Cam, kâğıt, alüminyum, plastik ürünler, metaller, tekstil ve ahşap ürünleri, organik atıklar, piller ve elektronik atıklar, araç lastikleri ve kauçuk malzemeler, bitkisel yağlar ve motor yağları tekrar kullanılmak üzere geri dönüştürülebilir. Fakat plastik poşetler, hava kabarcıklı ambalaj malzemeleri, kullan-at çocuk bezleri, seramikler, ampuller, kesici veya kırılmış aletler (dönüşüm sürecinde kullanılan makinelere zarar verebilecek nitelikte olanlar), kahve bardakları ya da meyve suyu kutuları gibi kompozit ürünlerse ne yazık ki kolay kolay dönüştürülemiyor.
Atıklarımızı doğru bir şekilde ayrıştırabilmek için gayet renkli bir rehberimiz var! Her bir renk farklı atık grubuna işaret ediyor. Şöyle özetleyelim:
Mavi- Kâğıt/karton atıklar: Kâğıt ciltli kitap ve defterler; yazı, çizim ve not kâğıtları, kâğıt ambalajlar, gazete ve dergiler, karton kutular. Yağlı kâğıt veya yapıştırıcı bant gibi maddeler ise bu kutuya atılmıyor.
Yeşil- Cam atıklar: İçecek şişeleri, konserve ve kavanozlar, cam gıda kapları bu kutuya gidiyor. Ancak seramik ve porselen maddeler ya da boş ilaç şişeleri bu kapsamda sayılmıyor.
Sarı- Plastik atıklar: Pet şişeler, şişe kapakları, plastikten üretilmiş her tür kutu ve kap. Boya ve kimyasal maddelerin ya da margarinlerin konulduğu kaplar ise istisna sayılıyor.
Gri- Metal atıklar: İçecek kutuları ve konserveler bu kutulara gidiyor. Gitmeyenlerse deodorant gibi basınçlı kutular, sprey kutular.
Kahverengi- Organik atıklar: Meyve-sebzeler ve kabukları, yapraklar. Dikkat edilmesi gereken nokta ise gıdaları ambalajlarıyla atmamak.
Beyaz- Yemek artıkları: Balık kılçığı, tavuk kemikleri de dahil olmak üzere her türlü yemek artığı bu kutuya gidiyor. Ancak tatlıları ve ekmeği menü dışında bırakıyoruz! Ekmek artıkları (ambalajları hariç) onlar için özel olarak tasarlanan mor kutulara atılıyor.
Siyah- Geri dönüştürülemeyen atıklar: Islak mendil, izmarit, sakız ve porselen ürünler deyim yerindeyse ‘kara deliğe’ atılıyor.

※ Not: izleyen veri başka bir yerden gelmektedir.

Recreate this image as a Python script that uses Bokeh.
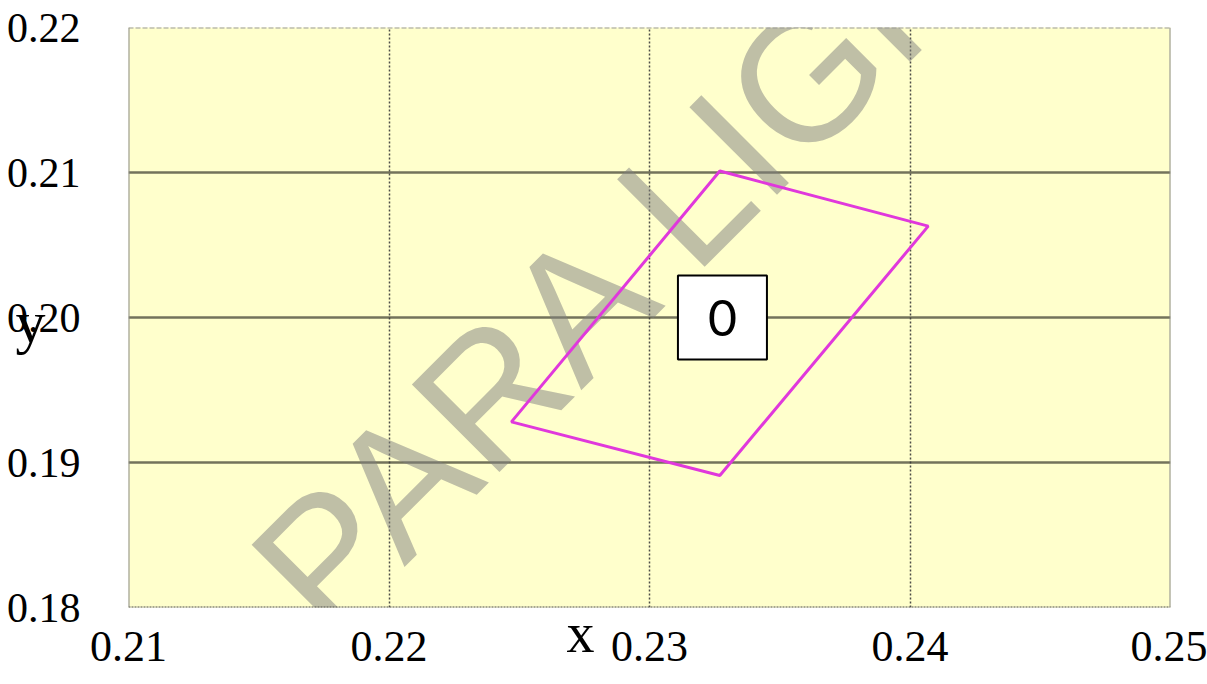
from bokeh.plotting import figure
from bokeh.models import Range1d, FixedTicker, Label, Span, LinearAxis, Grid
from bokeh.core.properties import value
from bokeh.embed import file_html
from bokeh.resources import INLINE

# ---- data ----
x_ticks = [0.21, 0.22, 0.23, 0.24, 0.25]
x_tick_labels = ["0.21", "0.22", "0.23", "0.24", "0.25"]
y_ticks = [0.18, 0.19, 0.20, 0.21, 0.22]
y_tick_labels = ["0.18", "0.19", "0.20", "0.21", "0.22"]
x_grid = [0.22, 0.23, 0.24]
y_grid = [0.19, 0.20, 0.21]

region_x = [0.2327, 0.2407, 0.2327, 0.2247]
region_y = [0.2101, 0.2063, 0.1891, 0.1928]

box_label = ["0"]
box_x = [0.2328]
box_y = [0.2000]

x_label_text = "x"
x_label_at = 0.22735
y_label_text = "y"
y_label_at = 0.19966

watermark_text = "PARA LIGHT"
watermark_at = (0.21599, 0.18062)

# ---- figure ----
p = figure(width=1207, height=684, title=None,
           x_range=Range1d(0.21, 0.25), y_range=Range1d(0.18, 0.22),
           x_axis_type=None, y_axis_type=None,
           output_backend="svg", toolbar_location=None,
           min_border_left=128, min_border_right=37,
           min_border_top=27, min_border_bottom=77)

p.background_fill_color = "#FFFFCC"
p.border_fill_color = "white"
p.outline_line_color = None


def plain_axis(ax, ticks, labels, size):
    ax.ticker = FixedTicker(ticks=ticks)
    ax.major_label_overrides = {t: l for t, l in zip(ticks, labels)}
    ax.major_tick_line_color = None
    ax.minor_tick_line_color = None
    ax.major_tick_out = 0
    ax.major_tick_in = 0
    ax.minor_tick_out = 0
    ax.minor_tick_in = 0
    ax.major_label_text_font = "Liberation Serif"
    ax.major_label_text_font_size = size
    ax.major_label_text_color = "black"


# main tick axes (inner panels)
xax = LinearAxis()
plain_axis(xax, x_ticks, x_tick_labels, "44px")
xax.major_label_standoff = 24
xax.axis_line_color = None
p.add_layout(xax, "below")

yax = LinearAxis()
plain_axis(yax, y_ticks, y_tick_labels, "42px")
yax.major_label_standoff = 48
yax.axis_line_color = None
p.add_layout(yax, "left")

# axis name labels ("x" beside 0.23, "y" over 0.20) -- outer panels pulled back
xlab = LinearAxis()
plain_axis(xlab, [x_label_at], [x_label_text], "56px")
xlab.axis_line_color = None
xlab.major_label_standoff = -62
p.add_layout(xlab, "below")

ylab = LinearAxis()
plain_axis(ylab, [y_label_at], [y_label_text], "60px")
ylab.axis_line_color = None
ylab.major_label_standoff = -42
p.add_layout(ylab, "left")

# frame borders
p.add_layout(Span(location=0.18, dimension="width", line_color="#505050",
                  line_width=2, line_dash="2 1"))
p.add_layout(Span(location=0.21, dimension="height", line_color="#8a8a8a",
                  line_width=2))
p.add_layout(Span(location=0.22, dimension="width", line_color="#9a9a9a",
                  line_width=2, line_dash="5 2"))
p.add_layout(Span(location=0.25, dimension="height", line_color="#8a8a8a",
                  line_width=2))

# grid
p.add_layout(Grid(dimension=1, ticker=FixedTicker(ticks=y_grid),
                  grid_line_color="#5a5a46", grid_line_width=2.5, grid_line_alpha=0.85))
p.add_layout(Grid(dimension=0, ticker=FixedTicker(ticks=x_grid),
                  grid_line_color="#3a3a3a", grid_line_width=1.5, grid_line_dash="2 2",
                  grid_line_alpha=0.9))

# watermark (drawn beneath the data marks)
p.add_layout(Label(x=watermark_at[0], y=watermark_at[1], text=watermark_text, angle=0.785,
                   text_font="Liberation Sans", text_font_size="180px",
                   text_color="#808080", text_alpha=0.5, level="underlay",
                   text_baseline="alphabetic", text_align="left"))

# region polygon
p.patch(region_x, region_y, fill_alpha=0, line_color="#E038DC", line_width=3)

# label box
p.rect(x=box_x, y=box_y, width=89, height=84, width_units="screen",
       height_units="screen", fill_color="white", line_color="black", line_width=2)
p.text(x=box_x, y=box_y, text=box_label, text_align="center", text_baseline="middle",
       text_font=value("Lato"), text_font_size="50px", text_color="black")

open("out.html", "w").write(file_html(p, INLINE))
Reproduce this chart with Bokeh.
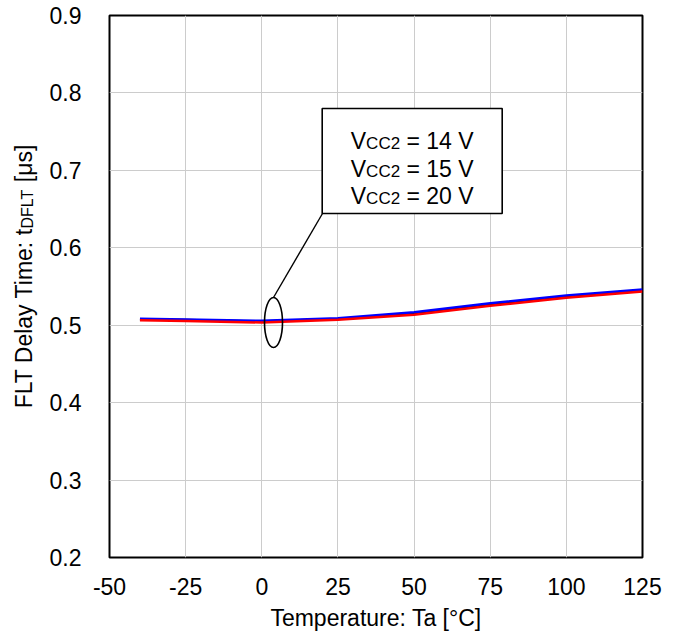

Bunların dışında tekstil atıkları pembe, tehlikeli atıklar ve elektronik atıklar şeffaf kutulara gidiyor. Tıbbi atıklar için ise turuncu renk tercih ediliyor. Atık piller de genelde kırmızı kutulara atılıyor. Bitkisel atık yağlar, üzerinde bu adı taşıyan özel bidonlara ya da varillere dökülüyor.
Atıkları doğru bir şekilde ayırmak, çevreyi korumak için yapabileceğimiz en temel şeylerden biri. Siz de bugün geri dönüşüm için küçük bir adım atın ve hem dünyaya hem geleceğe iyi bakın!